WHAT THIS TASK INVOLVES = Leave out the pictures, and return only the lines running from the one that contains "Reproduce this chart with matplotlib." to the one that contains "from matplotlib.lines import Line2D", both included, exactly as they appear.

── GIVEN INFORMATION

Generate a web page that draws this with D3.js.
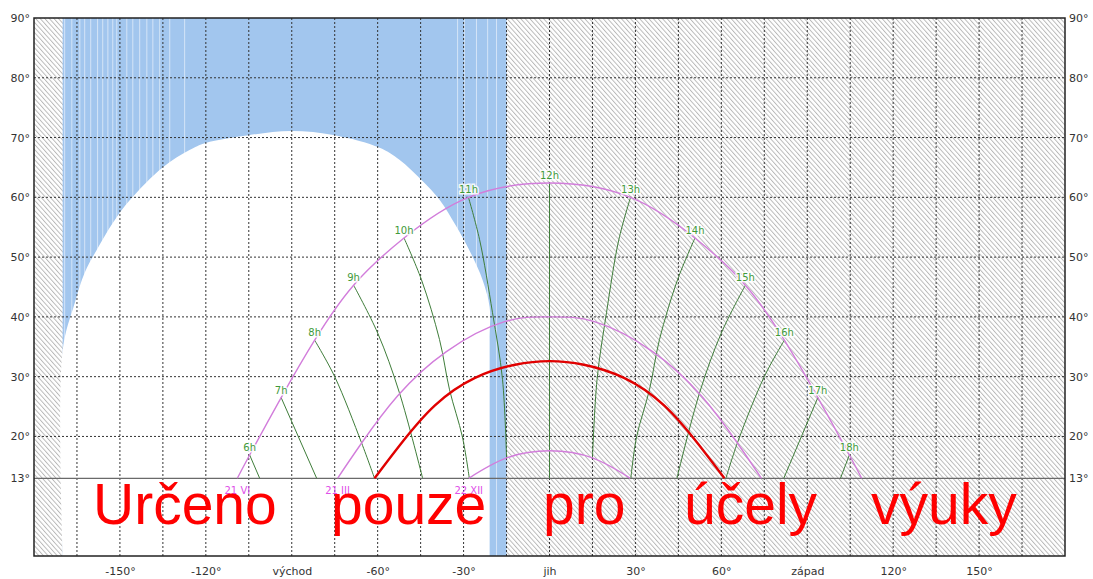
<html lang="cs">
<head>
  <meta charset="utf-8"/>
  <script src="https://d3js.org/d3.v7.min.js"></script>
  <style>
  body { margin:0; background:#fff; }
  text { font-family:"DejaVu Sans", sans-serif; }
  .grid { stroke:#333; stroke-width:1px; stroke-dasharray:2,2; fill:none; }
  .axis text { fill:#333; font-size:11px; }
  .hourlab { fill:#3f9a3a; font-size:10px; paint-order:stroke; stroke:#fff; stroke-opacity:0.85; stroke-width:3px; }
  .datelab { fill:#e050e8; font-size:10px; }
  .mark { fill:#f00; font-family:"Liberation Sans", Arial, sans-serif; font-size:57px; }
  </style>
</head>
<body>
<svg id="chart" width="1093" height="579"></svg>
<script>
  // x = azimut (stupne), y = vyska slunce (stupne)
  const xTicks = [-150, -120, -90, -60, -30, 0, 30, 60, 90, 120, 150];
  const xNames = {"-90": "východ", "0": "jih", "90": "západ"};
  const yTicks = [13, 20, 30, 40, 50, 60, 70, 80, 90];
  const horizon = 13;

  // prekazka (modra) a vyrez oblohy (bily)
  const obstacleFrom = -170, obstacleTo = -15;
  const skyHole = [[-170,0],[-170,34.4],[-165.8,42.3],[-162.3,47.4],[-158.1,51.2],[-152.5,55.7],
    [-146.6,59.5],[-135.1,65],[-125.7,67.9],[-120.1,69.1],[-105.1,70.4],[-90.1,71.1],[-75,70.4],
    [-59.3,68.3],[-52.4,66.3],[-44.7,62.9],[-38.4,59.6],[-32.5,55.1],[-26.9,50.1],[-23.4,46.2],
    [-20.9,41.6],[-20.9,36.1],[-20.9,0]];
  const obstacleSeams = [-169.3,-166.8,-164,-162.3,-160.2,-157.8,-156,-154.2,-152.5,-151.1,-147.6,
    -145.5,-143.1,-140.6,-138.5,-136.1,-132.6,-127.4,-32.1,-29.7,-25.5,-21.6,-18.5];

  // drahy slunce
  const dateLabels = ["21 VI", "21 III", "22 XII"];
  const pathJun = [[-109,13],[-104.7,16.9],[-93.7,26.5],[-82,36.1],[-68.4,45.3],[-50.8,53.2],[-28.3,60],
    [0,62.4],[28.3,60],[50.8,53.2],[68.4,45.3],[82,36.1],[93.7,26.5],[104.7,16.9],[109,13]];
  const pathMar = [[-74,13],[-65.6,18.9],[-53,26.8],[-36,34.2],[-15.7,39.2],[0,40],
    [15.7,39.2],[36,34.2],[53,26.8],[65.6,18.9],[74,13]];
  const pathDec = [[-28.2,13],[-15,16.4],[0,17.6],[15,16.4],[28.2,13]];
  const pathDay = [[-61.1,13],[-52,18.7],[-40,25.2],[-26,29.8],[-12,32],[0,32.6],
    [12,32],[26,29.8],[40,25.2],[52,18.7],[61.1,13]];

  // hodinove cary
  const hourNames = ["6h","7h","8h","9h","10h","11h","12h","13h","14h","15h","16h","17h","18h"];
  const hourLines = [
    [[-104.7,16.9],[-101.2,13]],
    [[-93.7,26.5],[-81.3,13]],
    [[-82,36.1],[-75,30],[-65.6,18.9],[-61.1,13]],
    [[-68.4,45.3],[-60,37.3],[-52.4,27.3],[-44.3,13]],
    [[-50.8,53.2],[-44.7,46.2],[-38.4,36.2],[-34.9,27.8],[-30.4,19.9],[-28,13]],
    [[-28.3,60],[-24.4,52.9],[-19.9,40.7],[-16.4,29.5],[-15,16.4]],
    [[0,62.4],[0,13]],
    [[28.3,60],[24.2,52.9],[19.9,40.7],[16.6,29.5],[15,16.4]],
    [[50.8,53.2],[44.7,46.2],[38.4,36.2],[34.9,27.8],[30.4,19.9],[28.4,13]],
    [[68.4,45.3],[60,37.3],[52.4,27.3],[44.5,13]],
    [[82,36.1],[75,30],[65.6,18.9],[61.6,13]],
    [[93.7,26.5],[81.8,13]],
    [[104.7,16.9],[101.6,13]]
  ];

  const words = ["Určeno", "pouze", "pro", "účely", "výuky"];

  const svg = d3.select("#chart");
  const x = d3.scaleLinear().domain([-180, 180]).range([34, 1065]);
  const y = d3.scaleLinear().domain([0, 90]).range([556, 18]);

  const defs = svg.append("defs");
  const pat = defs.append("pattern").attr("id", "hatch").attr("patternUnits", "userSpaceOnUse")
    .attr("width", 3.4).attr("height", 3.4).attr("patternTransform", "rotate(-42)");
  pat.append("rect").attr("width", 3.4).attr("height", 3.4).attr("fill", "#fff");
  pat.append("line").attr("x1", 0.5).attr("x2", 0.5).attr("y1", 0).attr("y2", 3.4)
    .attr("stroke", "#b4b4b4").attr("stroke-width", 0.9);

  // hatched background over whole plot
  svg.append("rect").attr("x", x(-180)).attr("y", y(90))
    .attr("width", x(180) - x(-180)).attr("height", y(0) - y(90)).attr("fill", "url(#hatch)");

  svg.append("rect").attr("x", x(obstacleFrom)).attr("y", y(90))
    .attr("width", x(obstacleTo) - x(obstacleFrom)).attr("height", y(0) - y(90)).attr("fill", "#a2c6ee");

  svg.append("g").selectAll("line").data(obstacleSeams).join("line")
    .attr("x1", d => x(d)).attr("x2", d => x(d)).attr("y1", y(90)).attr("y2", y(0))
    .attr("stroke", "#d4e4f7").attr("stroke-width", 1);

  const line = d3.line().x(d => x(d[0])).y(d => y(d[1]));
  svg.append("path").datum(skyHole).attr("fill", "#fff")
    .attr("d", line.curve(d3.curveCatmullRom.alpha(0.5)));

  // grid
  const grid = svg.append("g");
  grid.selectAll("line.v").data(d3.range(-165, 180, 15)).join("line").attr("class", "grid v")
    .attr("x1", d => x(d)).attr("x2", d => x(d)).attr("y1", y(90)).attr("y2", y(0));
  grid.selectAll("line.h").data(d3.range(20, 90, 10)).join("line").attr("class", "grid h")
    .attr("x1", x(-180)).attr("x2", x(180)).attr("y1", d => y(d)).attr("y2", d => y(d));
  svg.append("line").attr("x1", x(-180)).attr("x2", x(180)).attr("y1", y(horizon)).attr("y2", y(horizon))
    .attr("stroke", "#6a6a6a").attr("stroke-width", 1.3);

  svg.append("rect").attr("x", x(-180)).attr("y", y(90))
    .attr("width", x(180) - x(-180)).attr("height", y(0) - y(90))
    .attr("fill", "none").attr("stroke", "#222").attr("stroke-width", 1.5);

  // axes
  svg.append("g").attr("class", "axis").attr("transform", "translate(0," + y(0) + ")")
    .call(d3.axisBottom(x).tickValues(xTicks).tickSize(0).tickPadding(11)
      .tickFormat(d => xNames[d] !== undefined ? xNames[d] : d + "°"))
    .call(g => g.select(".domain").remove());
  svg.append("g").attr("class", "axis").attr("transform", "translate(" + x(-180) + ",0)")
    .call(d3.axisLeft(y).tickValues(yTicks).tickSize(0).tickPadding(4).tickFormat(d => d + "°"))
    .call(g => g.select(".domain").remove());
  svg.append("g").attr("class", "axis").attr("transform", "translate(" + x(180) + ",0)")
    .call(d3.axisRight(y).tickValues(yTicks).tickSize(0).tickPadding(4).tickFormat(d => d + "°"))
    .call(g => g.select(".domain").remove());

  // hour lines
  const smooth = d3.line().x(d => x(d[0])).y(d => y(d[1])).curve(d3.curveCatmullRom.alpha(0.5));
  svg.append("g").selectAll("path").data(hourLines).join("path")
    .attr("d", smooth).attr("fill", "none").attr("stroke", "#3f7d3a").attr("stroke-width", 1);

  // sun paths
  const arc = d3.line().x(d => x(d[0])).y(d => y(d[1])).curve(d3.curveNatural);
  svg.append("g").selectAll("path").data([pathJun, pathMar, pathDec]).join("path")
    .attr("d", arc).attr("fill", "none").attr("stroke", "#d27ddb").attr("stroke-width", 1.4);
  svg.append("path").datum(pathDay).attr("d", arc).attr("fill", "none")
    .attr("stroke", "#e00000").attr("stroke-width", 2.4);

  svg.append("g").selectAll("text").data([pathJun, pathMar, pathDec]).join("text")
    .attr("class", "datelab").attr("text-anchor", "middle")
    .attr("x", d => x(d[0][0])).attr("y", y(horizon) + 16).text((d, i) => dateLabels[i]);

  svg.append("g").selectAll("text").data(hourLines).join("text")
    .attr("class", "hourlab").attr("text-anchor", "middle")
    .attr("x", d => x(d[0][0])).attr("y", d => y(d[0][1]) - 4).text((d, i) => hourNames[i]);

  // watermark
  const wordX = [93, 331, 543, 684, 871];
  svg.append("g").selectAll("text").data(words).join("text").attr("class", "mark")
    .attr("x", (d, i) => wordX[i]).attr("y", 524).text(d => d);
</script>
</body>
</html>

────
── GIVEN INFORMATION

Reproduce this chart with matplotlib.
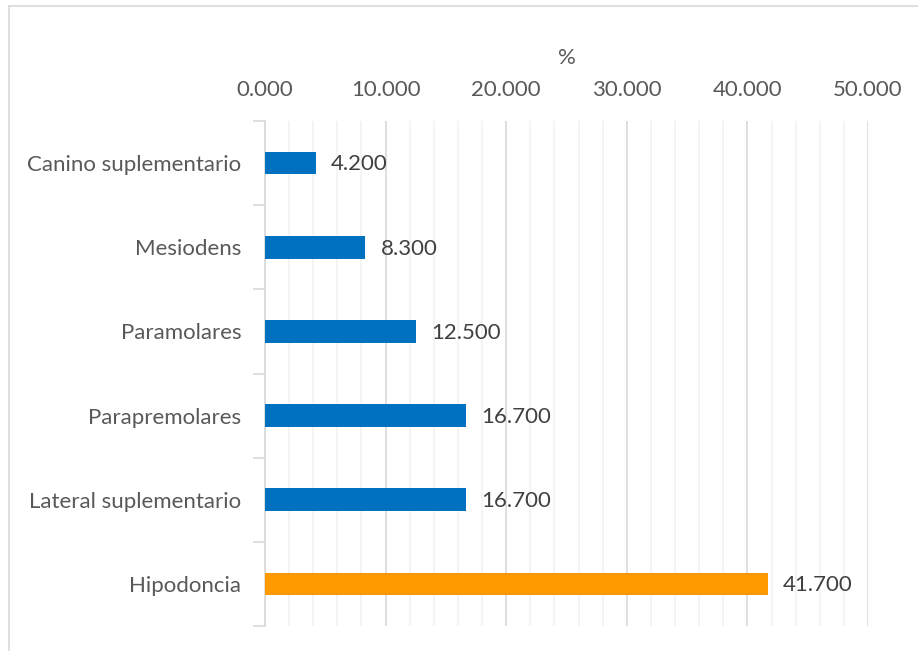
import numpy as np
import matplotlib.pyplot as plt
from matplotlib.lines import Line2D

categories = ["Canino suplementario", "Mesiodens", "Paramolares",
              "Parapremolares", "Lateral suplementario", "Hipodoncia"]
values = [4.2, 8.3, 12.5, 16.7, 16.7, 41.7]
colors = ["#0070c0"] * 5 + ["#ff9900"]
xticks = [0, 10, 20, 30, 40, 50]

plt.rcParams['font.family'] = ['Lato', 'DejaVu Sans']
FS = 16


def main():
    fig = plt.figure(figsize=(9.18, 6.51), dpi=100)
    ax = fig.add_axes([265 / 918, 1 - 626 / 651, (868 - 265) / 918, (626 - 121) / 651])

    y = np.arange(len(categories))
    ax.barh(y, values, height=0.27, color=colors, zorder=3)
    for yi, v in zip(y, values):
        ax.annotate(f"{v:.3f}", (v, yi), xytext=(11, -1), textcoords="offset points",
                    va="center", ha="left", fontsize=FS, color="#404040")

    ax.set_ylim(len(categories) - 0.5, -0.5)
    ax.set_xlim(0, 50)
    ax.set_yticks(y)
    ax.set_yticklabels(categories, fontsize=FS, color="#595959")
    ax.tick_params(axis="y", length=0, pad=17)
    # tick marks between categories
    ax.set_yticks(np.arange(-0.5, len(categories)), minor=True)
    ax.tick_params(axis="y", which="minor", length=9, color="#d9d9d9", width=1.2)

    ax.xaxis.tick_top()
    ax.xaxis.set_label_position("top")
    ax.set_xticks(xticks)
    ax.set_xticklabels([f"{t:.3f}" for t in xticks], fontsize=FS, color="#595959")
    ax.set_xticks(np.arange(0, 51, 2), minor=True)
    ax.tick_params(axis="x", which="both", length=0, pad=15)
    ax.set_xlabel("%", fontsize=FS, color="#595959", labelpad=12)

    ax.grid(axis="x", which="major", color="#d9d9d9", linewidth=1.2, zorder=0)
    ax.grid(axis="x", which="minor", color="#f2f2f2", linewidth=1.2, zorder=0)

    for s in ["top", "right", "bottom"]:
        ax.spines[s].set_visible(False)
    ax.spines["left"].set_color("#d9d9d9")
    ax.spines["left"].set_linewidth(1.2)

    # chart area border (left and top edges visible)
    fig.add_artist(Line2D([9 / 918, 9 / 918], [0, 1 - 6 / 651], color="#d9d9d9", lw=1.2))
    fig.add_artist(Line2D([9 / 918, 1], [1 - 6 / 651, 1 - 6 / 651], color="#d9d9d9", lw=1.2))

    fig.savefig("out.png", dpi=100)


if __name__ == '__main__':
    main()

────

ANSWER TO THE EXERCISE =
Reproduce this chart with matplotlib.
import numpy as np
import matplotlib.pyplot as plt
from matplotlib.lines import Line2D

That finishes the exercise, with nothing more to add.